As I’ve been talking more and more with people about New Family Farm and what we hope to do this year — and for many more years to come — one of the things I notice is that some people just are not right for the CSA model. So I’ve been doing some thinking about who IS right for the CSA model – what kinds of people will be great partners for us in this farming endeavor. Here are some of those thoughts.
- You like to cook OR want to cook more. The real treat of having fresh, organic food is the flavor, color, texture and freshness. Taking the time to prepare and eat it (or save it for winter) – especially with family and friends – is important to you.
- You are open to seasonal and local eating. Spring is different than summer is different than fall, and every year is different. We’re in the middle of Iowa – which is different than California. This has big implications for what can be grown (reasonably) in our locale. As the season progresses, one crop comes into being, while another fades away. Some crops just do better (or worse) depending on temperatures, rainfall, and natural insect and disease populations. Each year is different. The important thing to keep in mind is your willingness to eat what naturally does well according to the environment and time of the year.
- You are open to new foods. You will undoubtedly receive vegetables that are unfamiliar to you. If you are open to this, to take the opportunity to ask other members how they prepare unfamiliar foods or discover new recipes, you will do fine.
- You want more than food for your money. Although you may save 10-30% on average buying food through the CSA when compared to ‘similar food’ available at retail prices, our members receive additional value. Part of the share cost goes toward maintaining and improving biological diversity (prairie reconstruction, tree and shrub planting, building bird and bat houses, and so on). We expect you to expect us to leave this farm in better shape than we found it.

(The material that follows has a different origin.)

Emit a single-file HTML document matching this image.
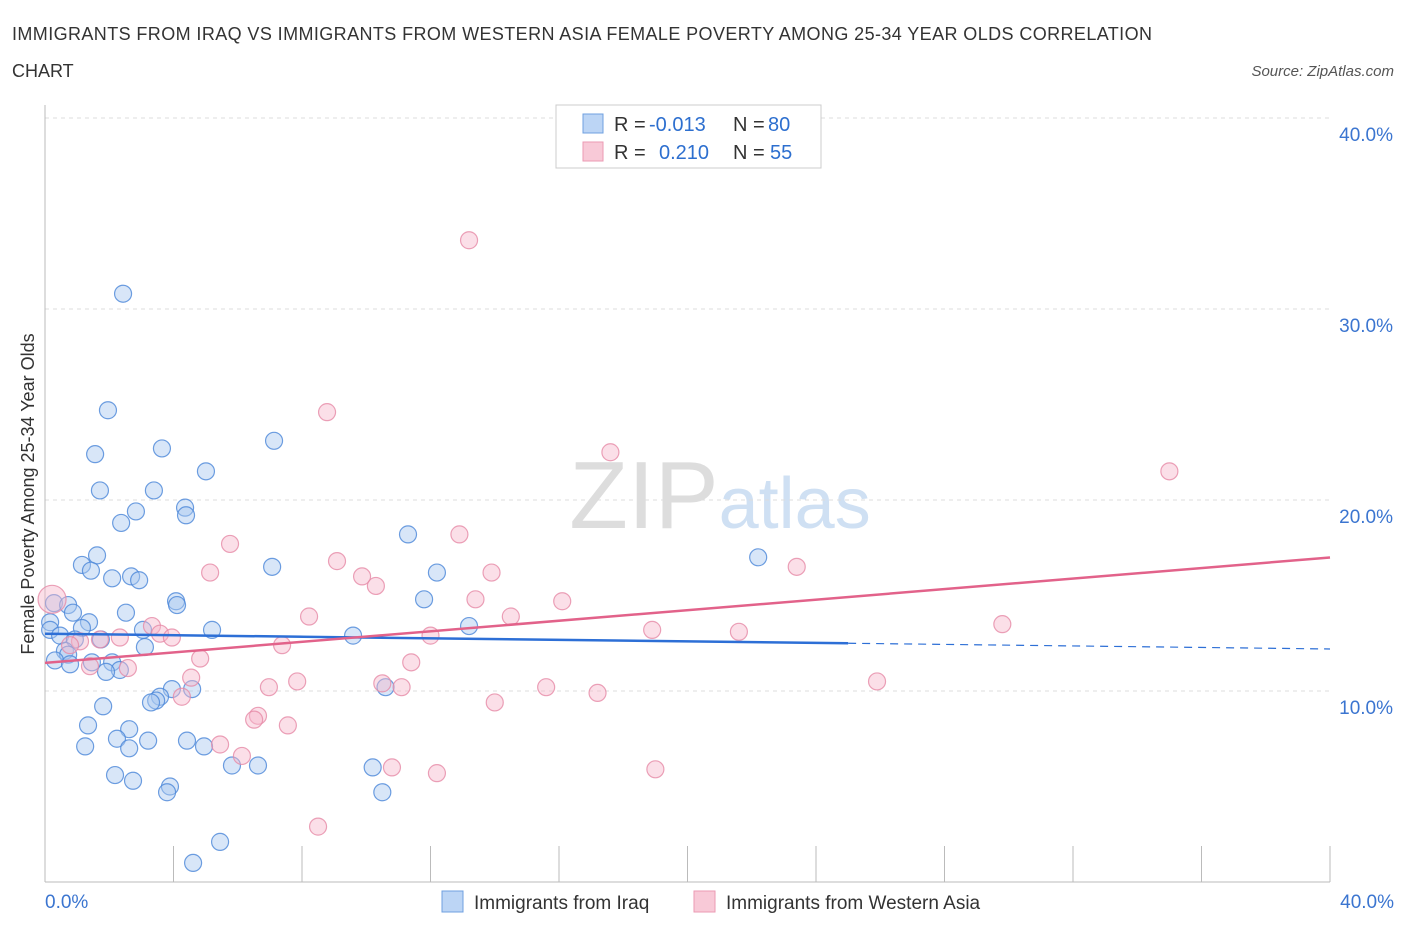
<!DOCTYPE html>
<html><head><meta charset="utf-8"><style>
body{margin:0;background:#fff;font-family:"Liberation Sans",sans-serif;}
svg text{font-family:"Liberation Sans",sans-serif;}
</style></head><body>
<svg id="chart" width="1406" height="930" xmlns="http://www.w3.org/2000/svg">
<text x="12" y="40" font-size="18" fill="#333" textLength="1140">IMMIGRANTS FROM IRAQ VS IMMIGRANTS FROM WESTERN ASIA FEMALE POVERTY AMONG 25-34 YEAR OLDS CORRELATION</text>
<text x="12" y="77" font-size="18" fill="#333">CHART</text>
<text x="1394" y="76" font-size="15" fill="#555" text-anchor="end" font-style="italic">Source: ZipAtlas.com</text>
<text x="720" y="528" font-size="96" text-anchor="middle" fill="#ddd" font-family="Liberation Serif">ZIP<tspan fill="#cfe0f3" font-family="Liberation Sans" font-size="72">atlas</tspan></text>
<g id="grid"></g><g id="axes"></g><g id="pts"></g><g id="trend"></g>
<text transform="translate(34,494) rotate(-90)" font-size="18" fill="#333" text-anchor="middle">Female Poverty Among 25-34 Year Olds</text>
<g>
<rect x="556" y="105" width="265" height="63" fill="#fff" stroke="#ccc"/>
<rect x="583" y="114" width="20" height="19" fill="#bcd5f5" stroke="#6fa0e0"/>
<rect x="583" y="142" width="20" height="19" fill="#f8c9d7" stroke="#eb9ab3"/>
<text x="614" y="131" font-size="20" fill="#333">R =</text>
<text x="649" y="131" font-size="20" fill="#2d6fcf">-0.013</text>
<text x="733" y="131" font-size="20" fill="#333">N =</text>
<text x="768" y="131" font-size="20" fill="#2d6fcf">80</text>
<text x="614" y="159" font-size="20" fill="#333">R =</text>
<text x="659" y="159" font-size="20" fill="#2d6fcf">0.210</text>
<text x="733" y="159" font-size="20" fill="#333">N =</text>
<text x="770" y="159" font-size="20" fill="#2d6fcf">55</text>
</g>
<g>
<rect x="442" y="891" width="21" height="21" fill="#bcd5f5" stroke="#6fa0e0"/>
<text x="474" y="909" font-size="19" fill="#333">Immigrants from Iraq</text>
<rect x="694" y="891" width="21" height="21" fill="#f8c9d7" stroke="#eb9ab3"/>
<text x="726" y="909" font-size="19" fill="#333">Immigrants from Western Asia</text>
</g>
</svg>
<script>
const xTicks=[0,4,8,12,16,20,24,28,32,36,40];
const yTicks=[10,20,30,40];
const iraqX=[2.43,1.96,1.56,3.64,7.13,5.01,1.71,3.39,4.36,4.39,2.83,2.37,11.3,1.62,1.15,1.43,7.07,2.68,2.09,2.93,12.2,22.2,11.8,4.08,4.11,0.28,0.72,2.52,0.87,1.37,0.16,1.15,3.05,5.2,13.2,9.59,0.16,0.47,0.93,1.74,3.11,0.62,0.72,0.31,1.46,2.09,0.78,2.33,1.9,4.58,3.95,10.6,3.58,3.46,3.3,1.81,1.34,2.62,2.24,3.21,4.42,4.95,1.25,2.62,5.82,6.63,10.2,2.18,2.74,3.89,3.8,10.5,5.45,4.61];
const iraqY=[30.8,24.7,22.4,22.7,23.1,21.5,20.5,20.5,19.6,19.2,19.4,18.8,18.2,17.1,16.6,16.3,16.5,16.0,15.9,15.8,16.2,17.0,14.8,14.7,14.5,14.6,14.5,14.1,14.1,13.6,13.6,13.3,13.2,13.2,13.4,12.9,13.2,12.9,12.7,12.7,12.3,12.1,11.9,11.6,11.5,11.5,11.4,11.1,11.0,10.1,10.1,10.2,9.7,9.5,9.4,9.2,8.2,8.0,7.5,7.4,7.4,7.1,7.1,7.0,6.1,6.1,6.0,5.6,5.3,5.0,4.7,4.7,2.1,1.0];
const waX=[13.2,8.78,17.6,35.0,12.9,5.76,9.09,23.4,5.14,13.9,9.87,10.3,13.4,16.1,8.22,14.5,29.8,0.22,18.9,21.6,3.33,3.58,2.33,3.95,12.0,1.09,1.71,0.78,7.38,4.83,11.4,1.4,2.58,4.55,7.85,25.9,6.97,10.5,11.1,15.6,17.2,4.26,14.0,6.63,6.51,7.56,5.45,6.13,10.8,12.2,19.0,8.5];
const waY=[33.6,24.6,22.5,21.5,18.2,17.7,16.8,16.5,16.2,16.2,16.0,15.5,14.8,14.7,13.9,13.9,13.5,14.8,13.2,13.1,13.4,13.0,12.8,12.8,12.9,12.6,12.7,12.4,12.4,11.7,11.5,11.3,11.2,10.7,10.5,10.5,10.2,10.4,10.2,10.2,9.9,9.7,9.4,8.7,8.5,8.2,7.2,6.6,6.0,5.7,5.9,2.9];
const iraqTrend=[13.0,-0.02]; // intercept, slope
const waTrend=[11.47,0.138];
const iraqSolidEnd=25;
const NS="http://www.w3.org/2000/svg";
const X=v=>45+v*(1285/40), Y=v=>882-v*19.1;
function mk(tag,attrs,parent){const e=document.createElementNS(NS,tag);for(const k in attrs)e.setAttribute(k,attrs[k]);document.getElementById(parent).appendChild(e);return e;}
yTicks.forEach(t=>{
 const g=mk('line',{x1:45,x2:1330,y1:Y(t),y2:Y(t),stroke:'#ddd','stroke-dasharray':'4 4'},'grid');
 
 
 const l=mk('text',{x:1393,y:Y(t)+23,'font-size':19,fill:'#3b75d0','text-anchor':'end'},'grid');
 l.textContent=t.toFixed(1)+'%';
 
 
});
const ax=mk('line',{x1:45,x2:45,y1:105,y2:882,stroke:'#bbb'},'axes');


const bx=mk('line',{x1:45,x2:1330,y1:882,y2:882,stroke:'#bbb'},'axes');


xTicks.forEach(t=>{
 const e=mk('line',{x1:X(t),x2:X(t),y1:846,y2:882,stroke:'#bbb'},'axes');
 
 
});
[[0,'start',45],[40,'end',1394]].forEach(([t,a,x])=>{
 const l=mk('text',{x:x,y:908,'font-size':19,fill:'#3b75d0','text-anchor':a},'axes');
 l.textContent=t.toFixed(1)+'%';
 
 
});
function pts(xs,ys,fill,stroke,name){xs.forEach((x,i)=>{
 const c=mk('circle',{cx:X(x),cy:Y(ys[i]),r:(name==='wa-point'&&i===17)?14:8.5,fill:fill,'fill-opacity':0.45,stroke:stroke,'stroke-opacity':0.8,'stroke-width':1.2},'pts');
 
 
});}
pts(iraqX,iraqY,'#a9c8f0','#4a86d8','iraq-point');
pts(waX,waY,'#f6b9cb','#e68aa6','wa-point');
const f=(t,x)=>t[0]+t[1]*x;
const l1=mk('line',{x1:X(0),y1:Y(f(iraqTrend,0)),x2:X(iraqSolidEnd),y2:Y(f(iraqTrend,iraqSolidEnd)),stroke:'#2d6fd6','stroke-width':2.5},'trend');


const l2=mk('line',{x1:X(iraqSolidEnd),y1:Y(f(iraqTrend,iraqSolidEnd)),x2:X(40),y2:Y(f(iraqTrend,40)),stroke:'#2d6fd6','stroke-width':1.2,'stroke-dasharray':'8 6'},'trend');


const l3=mk('line',{x1:X(0),y1:Y(f(waTrend,0)),x2:X(40),y2:Y(f(waTrend,40)),stroke:'#e2628a','stroke-width':2.5},'trend');


</script>
</body></html>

- You want to be a part of and support a different kind of food system. The dominant food system today provides cheap calories, concentrates wealth in the hands of corporations, depends heavily on food traveling many food-miles, and emphasizes low-cost and high profits over environmental and social well-being. We want to to be part of changing that, and by supporting us, you show that you want to change it, too. We’re tiny in the big scheme of things, but we believe that many small actions repeated by many people can lead to big change: healthier, happy families and communities.
- Local is important to you. While population demographics are shifting in Iowa, small town values are not changing, and you want to support local businesses and the relationships that come from knowing the people around you. This extends to doing business with people you know and trust – your banker, insurance agent, grocer, doctor, vet, heating and cooling repairman, and farmer.
Thanks to Small Potatoes Farm for inspiring many items on this list!